Neues von La Faithfull, die zuletzt einen Gast-Auftritt auf Metallicas „Re-Load“ hatte und mit Alex James von Blur zusammenarbeitete. Woran man unschwer erkennt: die Frau ist ein Klassiker, eine Ikone – und schließlich seit 30 Jahren im Geschäft!
Auch wenn sie nicht wirklich singen kann, auch wenn sie immer noch nur in Balladen macht, auch wenn sie einst als Geliebte so ziemlich aller Ur-Stones bekannt wurde und sich danach vornehmlich durch Abtreibungen, Drogenexzesse und Selbstmordversuche hangelte – nein, stimmt nicht, die Frau hat daneben noch einen Sohn großgezogen und schlicht überlebt!
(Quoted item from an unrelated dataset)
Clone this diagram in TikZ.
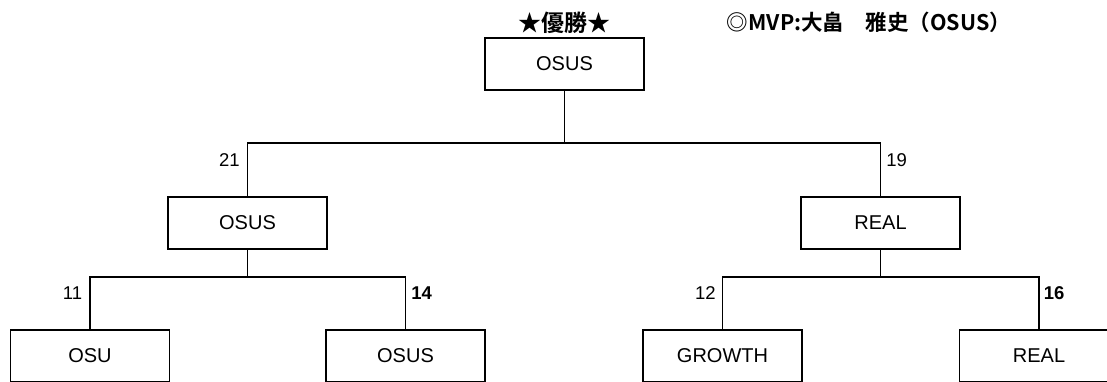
\documentclass[tikz,border=0pt]{standalone}
\usepackage{fontspec}
\setmainfont{Liberation Sans}
\newfontfamily\jpfont{Noto Sans CJK JP}[BoldFont={Noto Sans CJK JP Bold}]
\tikzset{
team/.style={draw,minimum width=159pt,minimum height=52pt,inner sep=0pt,font=\fontsize{20}{22}\selectfont},
score/.style={inner sep=0pt,font=\fontsize{18.5}{20}\selectfont},
winscore/.style={score,font=\fontsize{18.5}{20}\selectfont\bfseries},
headline/.style={inner sep=0pt,font=\jpfont\bfseries\fontsize{23}{26}\selectfont}
}
\begin{document}
\begin{tikzpicture}[x=1pt,y=-1pt,line width=1.8pt]
\useasboundingbox (0,0) rectangle (1107,381);
\pgfmathsetmacro{\ytop}{143}
\pgfmathsetmacro{\ybot}{277}
%title
\node[headline] (cup) at (564,23) {★優勝★};
\node[headline,anchor=west,font=\jpfont\bfseries\fontsize{21.5}{24}\selectfont] (mvp) at (726,22) {◎MVP:大畠　雅史（OSUS）};
%teams
\node[team] (final) at (564.5,64) {OSUS};
\node[team] (semiL) at (247.5,223) {OSUS};
\node[team] (semiR) at (880.5,223) {REAL};
\node[team] (qfA) at (90,356) {OSU};
\node[team] (qfB) at (405.5,356) {OSUS};
\node[team] (qfC) at (722.5,356) {GROWTH};
\node[team] (qfD) at (1039,356) {REAL};
%joints
\coordinate (hubF) at (564.5,\ytop);
\coordinate (hubL) at (247.5,\ybot);
\coordinate (hubR) at (880.5,\ybot);
%bracket lines
\draw (final.south)--(hubF);
\draw (semiL.north)--(semiL.north |- hubF)--(semiR.north |- hubF)--(semiR.north);
\draw (semiL.south)--(hubL);
\draw (qfA.north)--(qfA.north |- hubL)--(qfB.north |- hubL)--(qfB.north);
\draw (semiR.south)--(hubR);
\draw (qfC.north)--(qfC.north |- hubR)--(qfD.north |- hubR)--(qfD.north);
%scores
\node[score,anchor=east] (sL) at ([xshift=-7pt,yshift=-17pt]semiL.north |- hubF) {21};
\node[score,anchor=west] (sR) at ([xshift=5pt,yshift=-17pt]semiR.north |- hubF) {19};
\node[score,anchor=east] (sA) at ([xshift=-7pt,yshift=-16pt]qfA.north |- hubL) {11};
\node[winscore,anchor=west] (sB) at ([xshift=5pt,yshift=-16pt]qfB.north |- hubL) {14};
\node[score,anchor=east] (sC) at ([xshift=-6pt,yshift=-16pt]qfC.north |- hubR) {12};
\node[winscore,anchor=west] (sD) at ([xshift=4pt,yshift=-16pt]qfD.north |- hubR) {16};
\end{tikzpicture}
\end{document}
Irgendwie bleibt sie eine tragisch-komische Figur, die ihre Musik als Waffe einsetzt gegen alles und jeden, ob man sie nun hören will oder nicht, ob sie nun eine wirkliche Musikerin ist oder nicht. Hölzern wirkt ihr Gesang, statisch und monumental ihre Songs, kratzig und zerstört diese Stimme mit dem Profil fabrikneuer Pirelli-Reifen, eingeschmiergelt und gemeißelt in jahrzehntelanger Odyssee durch Ups and Downs. Von „gebrochener Schönheit“ eben…
Und trotz allem hat die Frau Klasse! Vielleicht weil sie sich gerade so wenig darum schert, was andere denken, weil sie so wenig zu sein versucht, was sie nicht ist. Nein, Marianne Faithfull ist eine ehrliche Haut, sie kann ja auch gar nicht anders, nachdem alle Welt weiß, was andere Frauen nichtmal ihrem Tagebuch anvertrauen würden. Sie trägt keinen aufgesetzten Heiligenschein und bleibt im Grunde ihres Herzens ein Luder – ein Luder aus bestem Hause, als Tochter einer österreichischen Baronesse und eines englischen Literaturprofessors – ach, der Mythos „Marianne Faithfull“ ist unergründlich, auch wenn das Fabelwesen der Swinging Sixties sich längst verflüchtigt hat.
Zurück zur Musik: Faithfulls Gesang hat was Brecht´sches, Häßliches und Dilettantisches – oder umgekehrt: etwas Einfaches, Naives, Verletzliches und Zerbrechliches, ganz wie man will. Ihre Welt scheint aus Dunkelheit, dicken Vorhängen und Kerzen zu bestehen, und es gehört viel Mut dazu, mit dieser „Stimme“ so pathetisch zu singen. Aber es wirkt! Die Songs sind klasse (zum Großteil selbstgeschrieben, der Rest von Roger Waters – der im Booklet mit Druckfehler als Roger „Walters“ firmiert! -, Leonard Cohen, Elton John/Bernie Taupin und Daniel Lanois). Lanois hat zwar nur seinen eigenen Take selbst produziert, trotzdem scheint er irgendwie dem ganzen Akbum seinen Stempel aufgedrückt zu haben, es klingt sozusagen „lanois-esque“: flächig, getragen mit Synthies und viel Hall. Aber es gibt auch klassisches Piano und Streicher-Arrangements – alles vom Feinsten! Die Songs sind eingängig und melancholisch mit hohem Gänsehaut-Faktor, und im Grunde ihres Herzens muß die Frau einen Funken Musikalität haben, denn das Album ist wirklich toll, sehr spannungsgeladen und erstklassig umgesetzt!